The issue with Super Mario Party is that it’s not really made for spontaneous play — if you want to play with more than two people, you have to plan ahead, and someone has to bring extra controllers. But if you’re hosting a party and you own Ring Fit Adventure, all it takes for a good time is to whip out the ring controller and leg strap, which can be passed around to each player when it’s their turn. The mini-games, 12 in all, are each about a minute long, so it doesn’t take long for everyone to have a chance to play. You can quickly adjust the ring’s strength settings while you’re playing the games, to even the playing field for users of different sizes and strengths.
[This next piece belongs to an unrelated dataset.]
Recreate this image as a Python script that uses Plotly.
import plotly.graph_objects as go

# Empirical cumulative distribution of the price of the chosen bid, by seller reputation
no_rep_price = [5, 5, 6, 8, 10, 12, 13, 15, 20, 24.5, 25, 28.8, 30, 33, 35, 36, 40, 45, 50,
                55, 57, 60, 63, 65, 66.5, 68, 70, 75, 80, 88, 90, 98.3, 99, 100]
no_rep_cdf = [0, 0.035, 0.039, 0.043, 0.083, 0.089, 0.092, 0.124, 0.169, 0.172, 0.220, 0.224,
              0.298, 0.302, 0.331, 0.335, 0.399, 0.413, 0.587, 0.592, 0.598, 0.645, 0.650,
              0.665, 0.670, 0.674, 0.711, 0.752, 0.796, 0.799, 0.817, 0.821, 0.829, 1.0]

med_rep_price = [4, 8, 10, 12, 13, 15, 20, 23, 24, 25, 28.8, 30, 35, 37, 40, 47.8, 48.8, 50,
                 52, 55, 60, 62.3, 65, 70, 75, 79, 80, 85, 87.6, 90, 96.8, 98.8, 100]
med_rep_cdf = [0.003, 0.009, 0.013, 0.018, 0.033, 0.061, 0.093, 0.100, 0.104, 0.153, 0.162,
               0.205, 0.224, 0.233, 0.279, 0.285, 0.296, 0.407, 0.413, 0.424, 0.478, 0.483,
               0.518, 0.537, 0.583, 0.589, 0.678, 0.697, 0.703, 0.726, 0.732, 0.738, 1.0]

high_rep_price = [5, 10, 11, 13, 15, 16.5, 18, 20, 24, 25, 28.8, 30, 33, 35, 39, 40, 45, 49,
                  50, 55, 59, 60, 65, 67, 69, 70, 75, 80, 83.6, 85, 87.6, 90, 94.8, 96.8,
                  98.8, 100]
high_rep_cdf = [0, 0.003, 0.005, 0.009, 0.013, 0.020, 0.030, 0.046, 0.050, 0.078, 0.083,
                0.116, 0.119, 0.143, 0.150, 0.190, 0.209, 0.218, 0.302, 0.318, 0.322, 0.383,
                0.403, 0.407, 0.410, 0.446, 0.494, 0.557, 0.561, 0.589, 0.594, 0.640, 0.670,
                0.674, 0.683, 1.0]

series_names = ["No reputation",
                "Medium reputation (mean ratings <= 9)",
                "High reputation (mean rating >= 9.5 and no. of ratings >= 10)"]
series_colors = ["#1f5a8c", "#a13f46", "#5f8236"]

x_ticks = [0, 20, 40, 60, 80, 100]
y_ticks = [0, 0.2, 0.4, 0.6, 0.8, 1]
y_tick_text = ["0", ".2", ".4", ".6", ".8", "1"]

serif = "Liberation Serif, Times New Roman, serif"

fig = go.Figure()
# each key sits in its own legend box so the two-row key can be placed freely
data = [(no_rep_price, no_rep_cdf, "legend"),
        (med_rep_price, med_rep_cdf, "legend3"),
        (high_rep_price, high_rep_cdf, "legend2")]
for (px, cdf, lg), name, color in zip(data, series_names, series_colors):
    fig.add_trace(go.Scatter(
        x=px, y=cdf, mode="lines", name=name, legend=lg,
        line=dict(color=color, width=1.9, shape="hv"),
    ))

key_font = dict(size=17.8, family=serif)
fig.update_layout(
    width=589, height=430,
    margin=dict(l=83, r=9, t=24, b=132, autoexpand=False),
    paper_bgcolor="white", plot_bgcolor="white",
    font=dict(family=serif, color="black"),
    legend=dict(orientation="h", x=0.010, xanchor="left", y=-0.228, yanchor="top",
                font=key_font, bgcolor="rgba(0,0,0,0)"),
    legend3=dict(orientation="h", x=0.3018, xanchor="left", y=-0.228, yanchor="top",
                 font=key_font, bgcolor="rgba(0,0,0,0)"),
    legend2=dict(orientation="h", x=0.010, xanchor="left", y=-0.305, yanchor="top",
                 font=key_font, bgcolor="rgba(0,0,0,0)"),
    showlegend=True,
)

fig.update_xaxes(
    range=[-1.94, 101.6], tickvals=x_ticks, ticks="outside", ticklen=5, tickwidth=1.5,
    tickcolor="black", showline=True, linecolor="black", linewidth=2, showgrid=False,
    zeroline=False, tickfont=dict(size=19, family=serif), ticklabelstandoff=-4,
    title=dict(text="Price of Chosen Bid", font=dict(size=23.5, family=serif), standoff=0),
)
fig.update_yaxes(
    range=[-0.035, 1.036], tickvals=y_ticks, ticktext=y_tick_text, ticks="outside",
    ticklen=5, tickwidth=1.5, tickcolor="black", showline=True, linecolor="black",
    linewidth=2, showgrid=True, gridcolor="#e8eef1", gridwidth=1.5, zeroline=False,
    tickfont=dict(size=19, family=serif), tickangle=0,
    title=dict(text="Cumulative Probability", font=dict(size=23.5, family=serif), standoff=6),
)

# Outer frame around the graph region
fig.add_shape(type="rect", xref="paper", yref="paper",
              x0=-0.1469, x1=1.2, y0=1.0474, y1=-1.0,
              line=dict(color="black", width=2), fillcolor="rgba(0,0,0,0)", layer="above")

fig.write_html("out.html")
There’s no strategy involved, so there’s less of a chance for friendships to be destroyed, as is the risk with Super Mario Party. Instead, Ring Fit Adventure’s mini-games encourage competition at its most basic, physical form, asking, “who can score the most points by squeezing a ring the best?”
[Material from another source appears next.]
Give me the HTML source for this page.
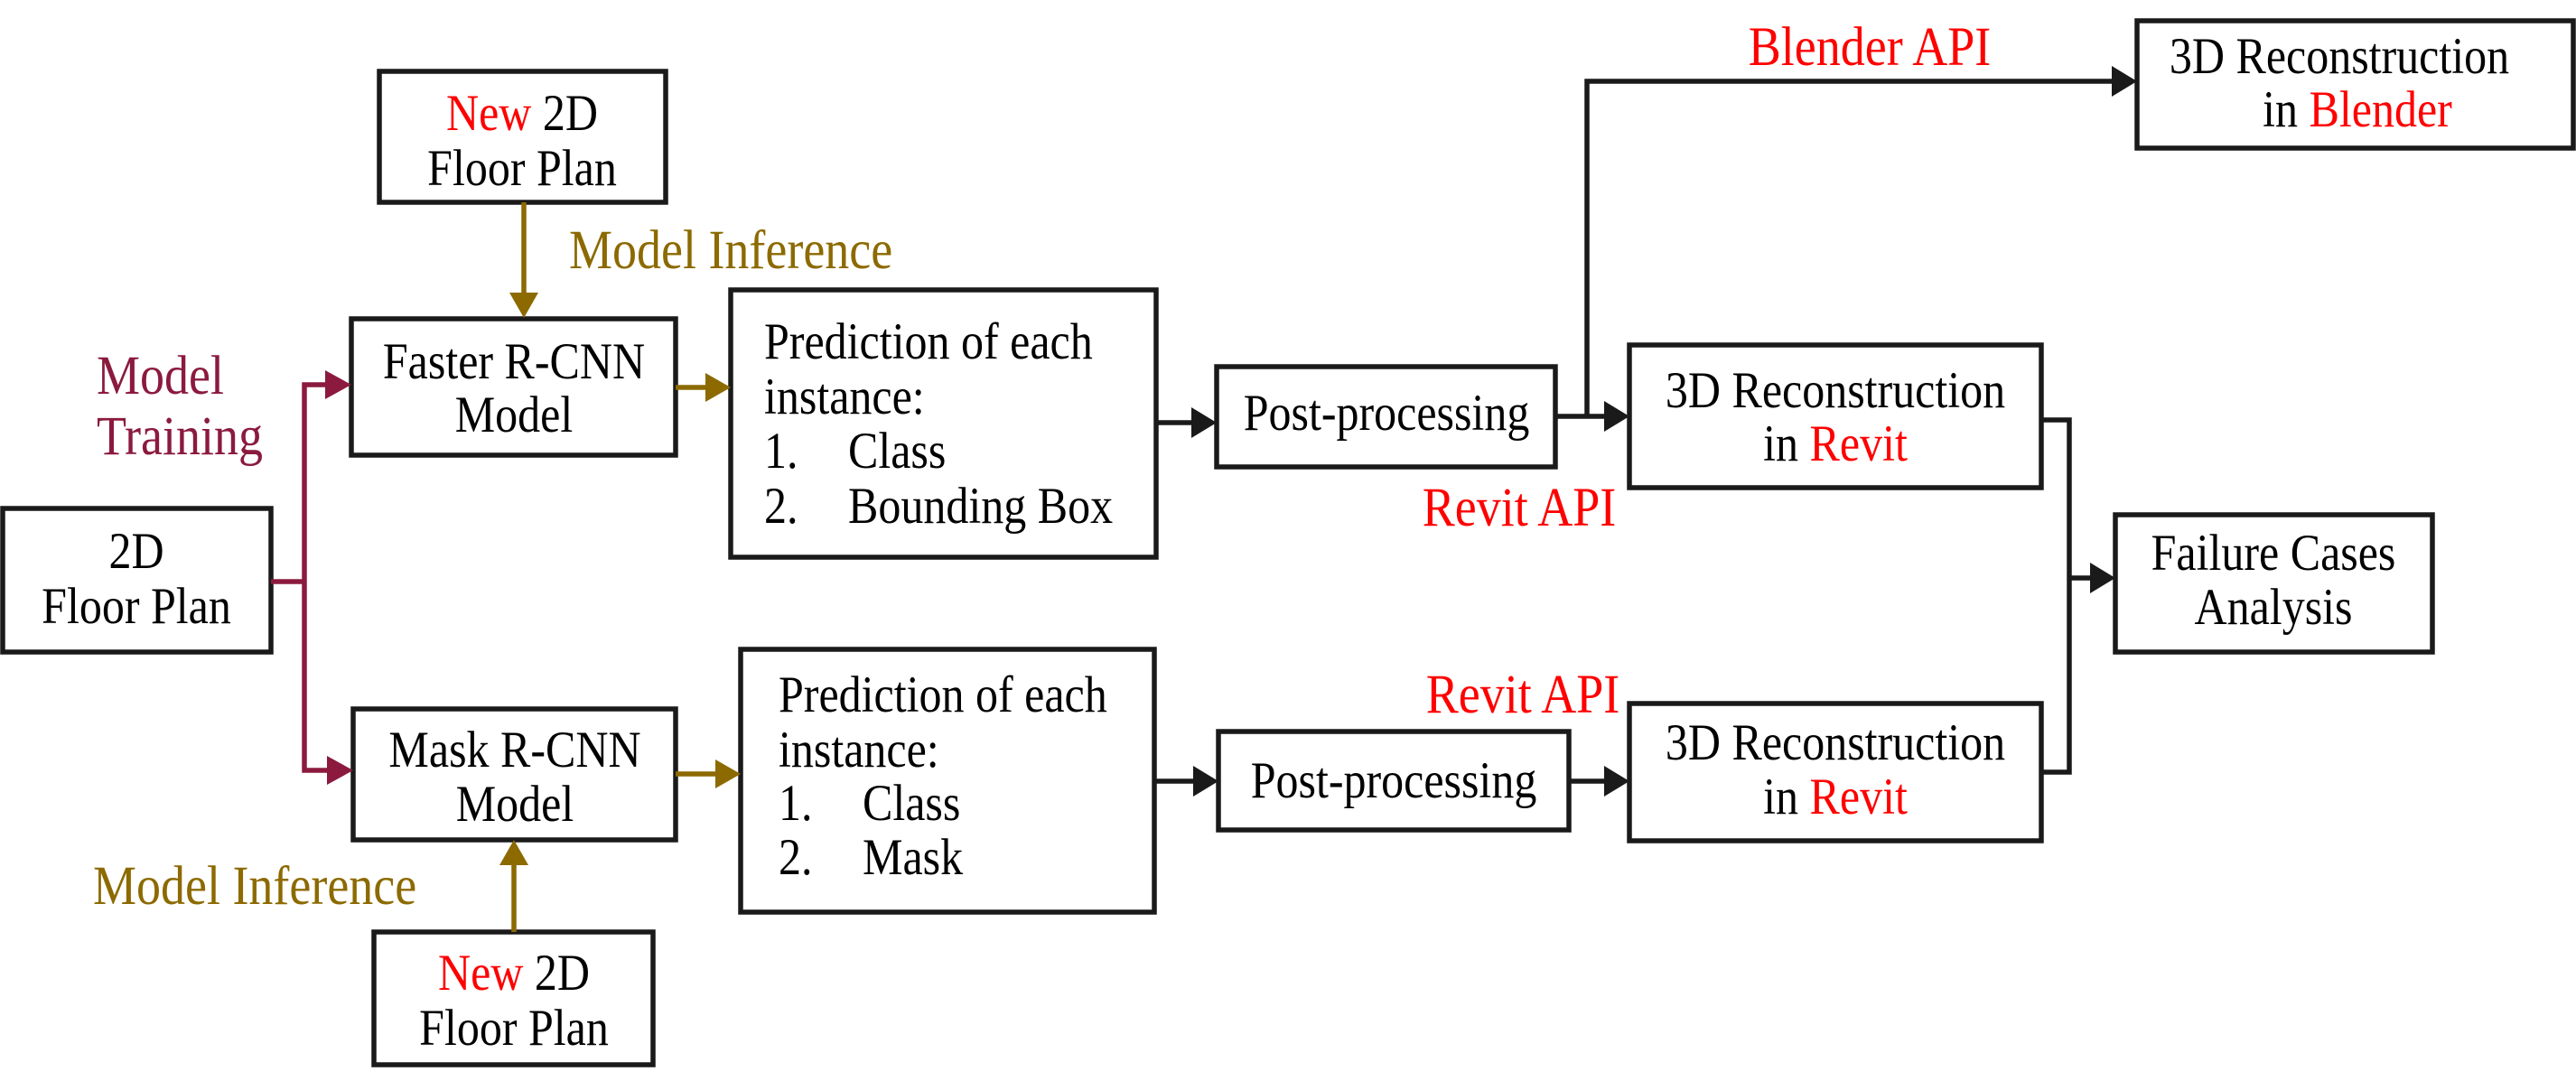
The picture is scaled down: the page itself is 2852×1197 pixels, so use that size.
<!DOCTYPE html>
<html><head><meta charset="utf-8"><style>
html,body{margin:0;padding:0;background:#fff;}
svg{display:block;}
svg, text, tspan{font-family:"Liberation Serif","Noto Serif CJK SC","DejaVu Serif",serif;}
</style></head><body>
<svg width="2852" height="1197" viewBox="0 0 2852 1197" xmlns="http://www.w3.org/2000/svg" font-family="'Liberation Serif', 'Noto Serif CJK SC', 'DejaVu Serif', serif">
<g fill="none" stroke="#1a1a1a" stroke-width="5.5">
<rect x="420" y="79" width="317" height="145"/>
<rect x="389" y="353" width="359" height="151"/>
<rect x="809" y="321" width="471" height="296"/>
<rect x="3" y="563" width="297" height="159"/>
<rect x="391" y="785" width="357" height="145"/>
<rect x="820" y="719" width="458" height="291"/>
<rect x="414" y="1032" width="309" height="147"/>
<rect x="1347" y="406" width="375" height="111"/>
<rect x="1349" y="810" width="388" height="109"/>
<rect x="1804" y="382" width="456" height="158"/>
<rect x="1804" y="779" width="456" height="152"/>
<rect x="2366" y="23" width="483" height="141"/>
<rect x="2342" y="570" width="351" height="152"/>
<line x1="1280" y1="468" x2="1322" y2="468"/>
<line x1="1278" y1="865" x2="1324" y2="865"/>
<line x1="1722" y1="461" x2="1778" y2="461"/>
<line x1="1737" y1="865" x2="1778" y2="865"/>
<polyline points="1757,461 1757,90 2340,90"/>
<polyline points="2260,465 2291,465 2291,855 2260,855"/>
<line x1="2291" y1="640" x2="2316" y2="640"/>
</g>
<g fill="#1a1a1a">
<polygon points="1319,451 1347,468 1319,485"/>
<polygon points="1321,848 1349,865 1321,882"/>
<polygon points="1776,444 1804,461 1776,478"/>
<polygon points="1776,848 1804,865 1776,882"/>
<polygon points="2338,73 2366,90 2338,107"/>
<polygon points="2314,623 2342,640 2314,657"/>
</g>
<g fill="none" stroke="#8b1a3e" stroke-width="5.5">
<line x1="300" y1="644" x2="337" y2="644"/>
<polyline points="364,426 337,426 337,853 364,853"/>
</g>
<g fill="#8b1a3e">
<polygon points="360,410 389,426 360,442"/>
<polygon points="362,837 391,853 362,869"/>
</g>
<g fill="none" stroke="#8c6a00" stroke-width="5.5">
<line x1="580" y1="224" x2="580" y2="328"/>
<line x1="748" y1="429" x2="784" y2="429"/>
<line x1="748" y1="857" x2="795" y2="857"/>
<line x1="569" y1="1032" x2="569" y2="956"/>
</g>
<g fill="#8c6a00">
<polygon points="564,324 596,324 580,352"/>
<polygon points="781,413 809,429 781,445"/>
<polygon points="792,841 820,857 792,873"/>
<polygon points="553,958 585,958 569,930"/>
</g>
<g font-size="50" fill="#000" text-anchor="middle">
<text transform="translate(578,144) scale(1,1.14)"><tspan fill="#ff0000">New</tspan> 2D</text>
<text transform="translate(578,205) scale(1,1.14)">Floor Plan</text>
<text transform="translate(569,419) scale(1,1.14)">Faster R-CNN</text>
<text transform="translate(569,478) scale(1,1.14)">Model</text>
<text transform="translate(151,629) scale(1,1.14)">2D</text>
<text transform="translate(151,690) scale(1,1.14)">Floor Plan</text>
<text transform="translate(570,849) scale(1,1.14)">Mask R-CNN</text>
<text transform="translate(570,909) scale(1,1.14)">Model</text>
<text transform="translate(569,1096) scale(1,1.14)"><tspan fill="#ff0000">New</tspan> 2D</text>
<text transform="translate(569,1157) scale(1,1.14)">Floor Plan</text>
<text transform="translate(1535,476) scale(1,1.14)">Post-processing</text>
<text transform="translate(1543,883) scale(1,1.14)">Post-processing</text>
<text transform="translate(2032,451) scale(1,1.14)">3D Reconstruction</text>
<text transform="translate(2032,510) scale(1,1.14)">in <tspan fill="#ff0000">Revit</tspan></text>
<text transform="translate(2032,841) scale(1,1.14)">3D Reconstruction</text>
<text transform="translate(2032,901) scale(1,1.14)">in <tspan fill="#ff0000">Revit</tspan></text>
<text transform="translate(2590,81) scale(1,1.14)">3D Reconstruction</text>
<text transform="translate(2610,140) scale(1,1.14)">in <tspan fill="#ff0000">Blender</tspan></text>
<text transform="translate(2517,631) scale(1,1.14)">Failure Cases</text>
<text transform="translate(2517,691) scale(1,1.14)">Analysis</text>
</g>
<g font-size="50" fill="#000">
<text transform="translate(846,397) scale(1,1.14)">Prediction of each</text>
<text transform="translate(846,458) scale(1,1.14)">instance:</text>
<text transform="translate(846,518) scale(1,1.14)">1.</text>
<text transform="translate(939,518) scale(1,1.14)">Class</text>
<text transform="translate(846,579) scale(1,1.14)">2.</text>
<text transform="translate(939,579) scale(1,1.14)">Bounding Box</text>
<text transform="translate(862,788) scale(1,1.14)">Prediction of each</text>
<text transform="translate(862,849) scale(1,1.14)">instance:</text>
<text transform="translate(862,908) scale(1,1.14)">1.</text>
<text transform="translate(955,908) scale(1,1.14)">Class</text>
<text transform="translate(862,968) scale(1,1.14)">2.</text>
<text transform="translate(955,968) scale(1,1.14)">Mask</text>
</g>
<g font-size="54">
<text fill="#8b1a3e" transform="translate(107,436) scale(1,1.14)">Model</text>
<text fill="#8b1a3e" transform="translate(107,503) scale(1,1.14)">Training</text>
<text fill="#8c6a00" transform="translate(630,297) scale(1,1.14)">Model Inference</text>
<text fill="#8c6a00" transform="translate(103,1001) scale(1,1.14)">Model Inference</text>
<text fill="#ff0000" text-anchor="middle" transform="translate(2070,72) scale(1,1.14)">Blender API</text>
<text fill="#ff0000" text-anchor="middle" transform="translate(1682,582) scale(1,1.14)">Revit API</text>
<text fill="#ff0000" text-anchor="middle" transform="translate(1686,789) scale(1,1.14)">Revit API</text>
</g>
</svg>
</body></html>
Each game focuses on working out different parts of the body. For example, Bootstrap Tower has you climbing a tower by squeezing the ring and flinging it down to propel yourself up, targeting the chest. Thigh Rider has you sitting down and squeezing the ring between your legs to control a vehicle through an obstacle course, and you start to feel the burn after a while. The games’ objectives are to collect as many coins or points as you can, and at the end, there’s a leaderboard that tracks everyone’s scores. Unfortunately, it doesn’t let you input new names, but saves the rankings to users on the Switch, so make sure to add everyone to the device if you want to let the records show who’s really the best at blasting their pecs. There’s also an option to connect online, so you can compare your scores with players worldwide.
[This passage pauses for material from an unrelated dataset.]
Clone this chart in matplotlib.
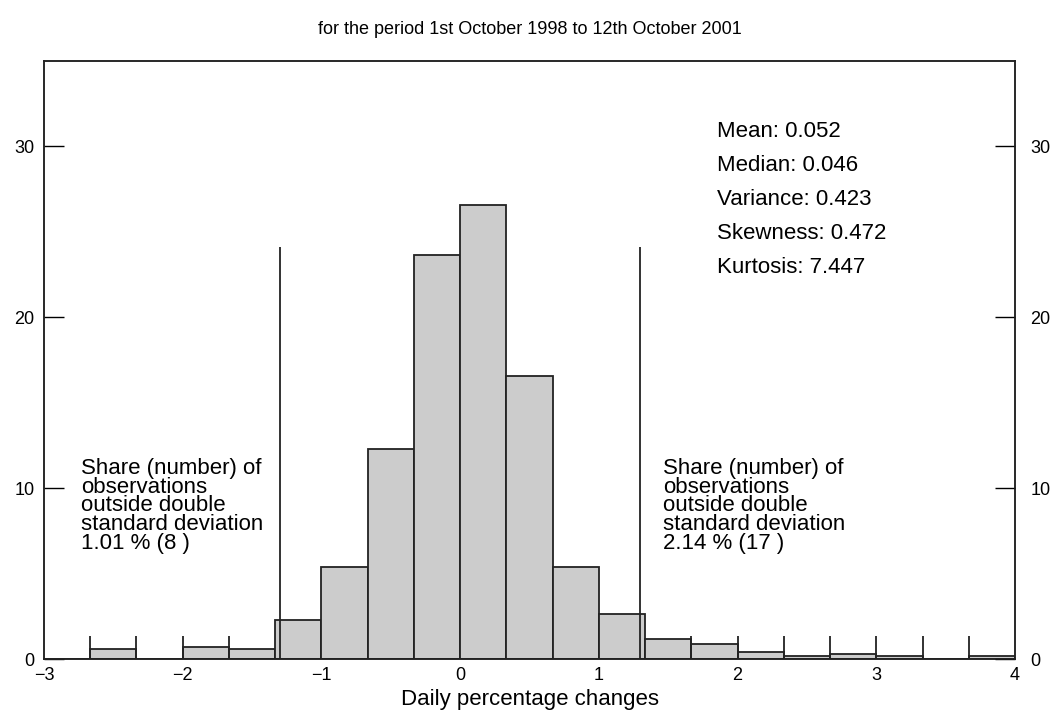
import matplotlib.pyplot as plt
import numpy as np

plt.rcParams['font.family'] = ['Liberation Sans', 'DejaVu Sans']

# histogram of daily percentage changes (share of observations, %)
bin_edges = np.linspace(-3, 4, 22)
shares = [0.0, 0.59, 0.0, 0.69, 0.59, 2.31, 5.40, 12.32, 23.63, 26.59, 16.59,
          5.36, 2.61, 1.15, 0.88, 0.43, 0.16, 0.30, 0.16, 0.0, 0.16]

# small marker lines at bin edges of the thin tail bars
marker_edges = [-8/3, -7/3, -2, -5/3, 5/3, 2, 7/3, 8/3, 3, 10/3, 11/3]
marker_height = 1.35

# double standard deviation bounds
sd_bounds = [-1.30, 1.30]
sd_line_top = 24.1

stats_labels = ['Mean: 0.052', 'Median: 0.046', 'Variance: 0.423',
                'Skewness: 0.472', 'Kurtosis: 7.447']
left_note = ('Share (number) of\nobservations\noutside double\n'
             'standard deviation\n1.01 % (8 )')
right_note = ('Share (number) of\nobservations\noutside double\n'
              'standard deviation\n2.14 % (17 )')

x_ticks = [-3, -2, -1, 0, 1, 2, 3, 4]
y_ticks = [0, 10, 20, 30]

fig = plt.figure(figsize=(10.53, 7.13), dpi=100)
ax = fig.add_axes([0.0418, 0.0757, 0.9221, 0.8387])

widths = np.diff(bin_edges)
ax.bar(bin_edges[:-1], shares, width=widths, align='edge',
       color='#cccccc', edgecolor='#222222', linewidth=1.3)
ax.vlines(marker_edges, 0, marker_height, color='#222222', linewidth=1.3)
ax.vlines(sd_bounds, 0, sd_line_top, color='#222222', linewidth=1.3)

for i, s in enumerate(stats_labels):
    ax.text(1.855, 30.9 - 2.0 * i, s, fontsize=16, va='center', ha='left')

ax.text(-2.73, 11.75, left_note, fontsize=16, va='top', ha='left',
        linespacing=0.85)
ax.text(1.46, 11.75, right_note, fontsize=16, va='top', ha='left',
        linespacing=0.85)

ax.set_xlim(-3, 4)
ax.set_ylim(0, 35)
ax.set_xticks(x_ticks)
ax.set_xticklabels(['\u2212' + str(-t) if t < 0 else str(t) for t in x_ticks])
ax.set_yticks(y_ticks)
ax.tick_params(axis='x', length=0, pad=6, labelsize=13)
ax.tick_params(axis='y', direction='in', length=14.5, width=1.0,
               labelsize=13, pad=7)

# right-hand scale (same values, labels a bit further from the frame)
ax2 = ax.twinx()
ax2.set_ylim(ax.get_ylim())
ax2.set_yticks(y_ticks)
ax2.tick_params(axis='y', direction='in', length=14.5, width=1.0,
                labelsize=13, pad=11)

for a in (ax, ax2):
    for sp in a.spines.values():
        sp.set_linewidth(1.1)
        sp.set_color('#222222')

ax.set_xlabel('Daily percentage changes', fontsize=16, labelpad=3)
fig.text(0.503, 0.958, 'for the period 1st October 1998 to 12th October 2001',
         fontsize=13, ha='center', va='center')

fig.savefig('out.png', dpi=100)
Of course, Ring Fit Adventure isn’t marketing itself as a party game, and it would need more than 12 mini-games to do so. But the ones that are included are so chaotically fun to play and watch others play, you can’t help but want more. My personal favorite, Squattery Wheel, where you’re given a pottery vase to replicate by squatting while squeezing the ring, could easily be a Super Mario Party mini-game. Robo-Wrecker, a “whack-a-mole” game that has you smashing little robots all around you by pushing and pulling the ring, is loud and rambunctious in the best way. And then there’s games like Crate Crasher, where you shoot off blasts to destroy as many crates as you can. They’re simple enough that they’d be dull if you were sitting and playing with a controller — but are great for parties when your body is the controller. You have to be willing to look very silly doing the exercises, running in place or flinging your arms around, but then again, it’s not a real party until everyone’s getting a little silly.